We have very little evidence that it is bad for your brain. The view that it does mostly comes from research on obviously violent/misogynistic porn, like one where the man is clearly abusing the woman. This line of research is, not coincidentally, funded by religious affiliated organizations that are anti-porn because of religious reasons. That’s fair for them as religious organizations, but that obviously biases the research they’re pushing and funding.

COULD non-violent pornography be bad for you? Unclear. We don’t have enough evidence to really say. All we can really see in society is that pornography availability (internet) has coincided with an increase in loneliness in young adults, and a decline in sexual activity / long-term partnership. But this is just correlational. There are a lot of social changes happening at the same time (e.g., declining economic prospects for young adults compared to previous generations, overall technological change, cultural changes).

But let’s say we find out it is bad for you: theoretically, what could *cause* this? Repeated exposure to anything changes stuff in your brain. These changes are literally what learning is. So essentially, you’d be learning *something*. For example, you may develop a learned association between “wanting intimacy” and pornography. Maybe in the past, that was essential to pushing us to seek out relationships, and now we’re instead learning to associate the drive with pornography, and this overall makes us less connected to others.

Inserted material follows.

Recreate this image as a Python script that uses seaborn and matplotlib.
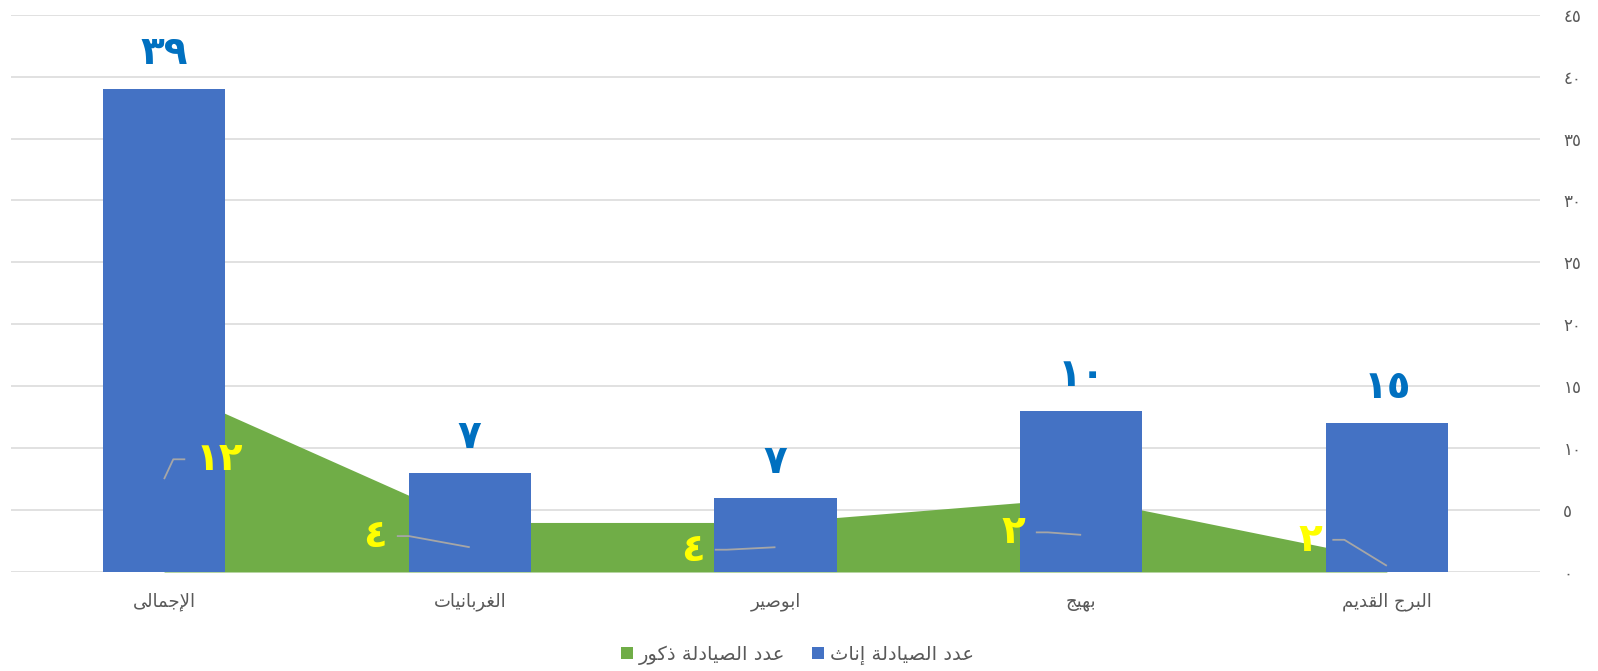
import numpy as np
import pandas as pd
import matplotlib
matplotlib.use("Agg")
import matplotlib.pyplot as plt
import seaborn as sns
from matplotlib.patches import Patch
from matplotlib.ticker import FixedLocator, FixedFormatter

# ---------------- data ----------------
categories = ['الإجمالى', 'الغربانيات', 'ابوصير', 'بهيج', 'البرج القديم']
female = [39, 8, 6, 13, 12]          # bar heights (blue)
male = [15, 4, 4, 6, 1]              # area heights (green)
female_labels = ['٣٩', '٧', '٧', '١٠', '١٥']
male_labels = ['١٢', '٤', '٤', '٢', '٢']
series_female = 'عدد الصيادلة إناث'
series_male = 'عدد الصيادلة ذكور'
y_ticks = [0, 5, 10, 15, 20, 25, 30, 35, 40, 45]
y_tick_labels = ['٠', '٥', '١٠', '١٥', '٢٠', '٢٥', '٣٠', '٣٥', '٤٠', '٤٥']

# layout: where the (moved) green data labels sit, in data coords
male_label_pos = [(0.18, 9.1), (0.69, 2.9), (1.73, 1.8), (2.78, 3.2), (3.75, 2.6)]

# ---------------- minimal Arabic shaping ----------------
AR_FORMS = {
    '\u0622': ('\uFE81', '\uFE82', None, None),
    '\u0623': ('\uFE83', '\uFE84', None, None),
    '\u0625': ('\uFE87', '\uFE88', None, None),
    '\u0627': ('\uFE8D', '\uFE8E', None, None),
    '\u0628': ('\uFE8F', '\uFE90', '\uFE91', '\uFE92'),
    '\u0629': ('\uFE93', '\uFE94', None, None),
    '\u062A': ('\uFE95', '\uFE96', '\uFE97', '\uFE98'),
    '\u062B': ('\uFE99', '\uFE9A', '\uFE9B', '\uFE9C'),
    '\u062C': ('\uFE9D', '\uFE9E', '\uFE9F', '\uFEA0'),
    '\u062D': ('\uFEA1', '\uFEA2', '\uFEA3', '\uFEA4'),
    '\u062E': ('\uFEA5', '\uFEA6', '\uFEA7', '\uFEA8'),
    '\u062F': ('\uFEA9', '\uFEAA', None, None),
    '\u0630': ('\uFEAB', '\uFEAC', None, None),
    '\u0631': ('\uFEAD', '\uFEAE', None, None),
    '\u0632': ('\uFEAF', '\uFEB0', None, None),
    '\u0633': ('\uFEB1', '\uFEB2', '\uFEB3', '\uFEB4'),
    '\u0634': ('\uFEB5', '\uFEB6', '\uFEB7', '\uFEB8'),
    '\u0635': ('\uFEB9', '\uFEBA', '\uFEBB', '\uFEBC'),
    '\u0636': ('\uFEBD', '\uFEBE', '\uFEBF', '\uFEC0'),
    '\u0637': ('\uFEC1', '\uFEC2', '\uFEC3', '\uFEC4'),
    '\u0638': ('\uFEC5', '\uFEC6', '\uFEC7', '\uFEC8'),
    '\u0639': ('\uFEC9', '\uFECA', '\uFECB', '\uFECC'),
    '\u063A': ('\uFECD', '\uFECE', '\uFECF', '\uFED0'),
    '\u0641': ('\uFED1', '\uFED2', '\uFED3', '\uFED4'),
    '\u0642': ('\uFED5', '\uFED6', '\uFED7', '\uFED8'),
    '\u0643': ('\uFED9', '\uFEDA', '\uFEDB', '\uFEDC'),
    '\u0644': ('\uFEDD', '\uFEDE', '\uFEDF', '\uFEE0'),
    '\u0645': ('\uFEE1', '\uFEE2', '\uFEE3', '\uFEE4'),
    '\u0646': ('\uFEE5', '\uFEE6', '\uFEE7', '\uFEE8'),
    '\u0647': ('\uFEE9', '\uFEEA', '\uFEEB', '\uFEEC'),
    '\u0648': ('\uFEED', '\uFEEE', None, None),
    '\u0649': ('\uFEEF', '\uFEF0', '\uFBE8', '\uFBE9'),
    '\u064A': ('\uFEF1', '\uFEF2', '\uFEF3', '\uFEF4'),
}
LAM_ALEF = {'\u0622': ('\uFEF5', '\uFEF6'), '\u0623': ('\uFEF7', '\uFEF8'),
            '\u0625': ('\uFEF9', '\uFEFA'), '\u0627': ('\uFEFB', '\uFEFC')}


def shape(text):
    toks = []
    i = 0
    while i < len(text):
        c = text[i]
        if c == '\u0644' and i + 1 < len(text) and text[i + 1] in LAM_ALEF:
            toks.append(('LA', text[i + 1]))
            i += 2
        else:
            toks.append(('C', c))
            i += 1

    def joins_prev(t):
        return t[0] == 'LA' or t[1] in AR_FORMS

    def joins_next(t):
        if t[0] == 'LA':
            return False
        f = AR_FORMS.get(t[1])
        return f is not None and f[2] is not None

    out = []
    for k, t in enumerate(toks):
        prev = toks[k - 1] if k > 0 else None
        nxt = toks[k + 1] if k + 1 < len(toks) else None
        jp = prev is not None and joins_next(prev) and joins_prev(t)
        jn = nxt is not None and joins_next(t) and joins_prev(nxt)
        if t[0] == 'LA':
            out.append(LAM_ALEF[t[1]][1 if jp else 0])
        elif t[1] in AR_FORMS:
            f = AR_FORMS[t[1]]
            if jp and jn:
                g = f[3]
            elif jp:
                g = f[1]
            elif jn:
                g = f[2]
            else:
                g = f[0]
            out.append(g)
        else:
            out.append(t[1])
    return ''.join(reversed(out))


# ---------------- styling ----------------
sns.set_theme(style="white")
plt.rcParams['font.family'] = ['DejaVu Sans']

BLUE = '#4472C4'
GREEN = '#70AD47'
GRID = '#D9D9D9'
TXT = '#595959'

W, H = 1598, 671
fig = plt.figure(figsize=(W / 100, H / 100), dpi=100)
ax = fig.add_axes([11.2 / W, (H - 572) / H, (1539.7 - 11.2) / W, (572 - 14.7) / H])

df = pd.DataFrame({'category': [shape(c) for c in categories],
                   'female': female, 'male': male})
xpos = np.arange(len(categories))

ax.fill_between(xpos, df['male'], 0, color=GREEN, linewidth=0, zorder=1)
sns.barplot(data=df, x='category', y='female', color=BLUE, saturation=1,
            width=0.4, linewidth=0, zorder=2, ax=ax)

ax.set_xlim(-0.5, len(categories) - 0.5)
ax.set_ylim(0, 45)
ax.set_xlabel('')
ax.set_ylabel('')

ax.yaxis.tick_right()
ax.yaxis.set_major_locator(FixedLocator(y_ticks))
ax.yaxis.set_major_formatter(FixedFormatter(y_tick_labels))
ax.tick_params(axis='y', length=0, pad=17, labelsize=12, labelcolor=TXT)
ax.tick_params(axis='x', length=0, pad=15, labelsize=13, labelcolor=TXT)

ax.grid(axis='y', color=GRID, linewidth=1.1)
ax.grid(axis='x', visible=False)
ax.set_axisbelow(True)
for s in ax.spines.values():
    s.set_visible(False)

# blue data labels
for i, (v, lab) in enumerate(zip(female, female_labels)):
    ax.annotate(lab, (i, v), xytext=(0, 18), textcoords='offset points',
                ha='center', va='baseline', fontsize=28, fontweight='bold',
                color='#0070C0', zorder=5)

# green data labels (yellow) with leader lines
texts = []
for (lx, ly), lab in zip(male_label_pos, male_labels):
    t = ax.text(lx, ly, lab, ha='center', va='center', fontsize=28,
                fontweight='bold', color='#FFFF00', zorder=5)
    texts.append(t)

fig.canvas.draw()
renderer = fig.canvas.get_renderer()
inv = ax.transData.inverted()
for i, t in enumerate(texts):
    bb = t.get_window_extent(renderer)
    ax_px, ay_px = ax.transData.transform((i, male[i] / 2))
    lx_px, ly_px = ax.transData.transform(male_label_pos[i])
    side = 1 if ax_px > lx_px else -1
    start = (lx_px + side * (bb.width / 2 + 10), ly_px)
    elbow = (start[0] + side * 12, ly_px)
    pts = inv.transform([start, elbow, (ax_px, ay_px)])
    ax.plot(pts[:, 0], pts[:, 1], color='#A6A6A6', linewidth=1.3, zorder=4,
            solid_capstyle='butt')

# legend
handles = [Patch(facecolor=GREEN, edgecolor='none', label=shape(series_male)),
           Patch(facecolor=BLUE, edgecolor='none', label=shape(series_female))]
leg = fig.legend(handles=handles, loc='center', bbox_to_anchor=(0.499, (H - 655) / H),
                 ncol=2, frameon=False, fontsize=14, handlelength=0.6,
                 handleheight=0.6, handletextpad=0.3, columnspacing=1.4)
for txt in leg.get_texts():
    txt.set_color(TXT)

fig.savefig('out.png', dpi=100)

We know social connection is a big deal for physical and mental health. So sure, this could be a problem.

It’s also unclear if the expectations young people develop from porn actually interfere with their behavior with real people. People have *always* had weird expectations about sex and relationship. Before internet porn, it came from society telling us what romance and sex are supposed to be like, and from other media (e.g., books). Is porn essentially different from that? Probably not, I’d guess.

But like I said, it’s unclear when/if this happens.

Oh right, I should add, this is separate from consuming abnormal amounts of pornography. I’d consider addiction and other behavioral issues separately. Because it’s also unclear if addictive tendencies toward pornography are unique or just another form of addictive behavior. E.g., would these people have just found something else to be addicted to or did the pornography actually cause the problem?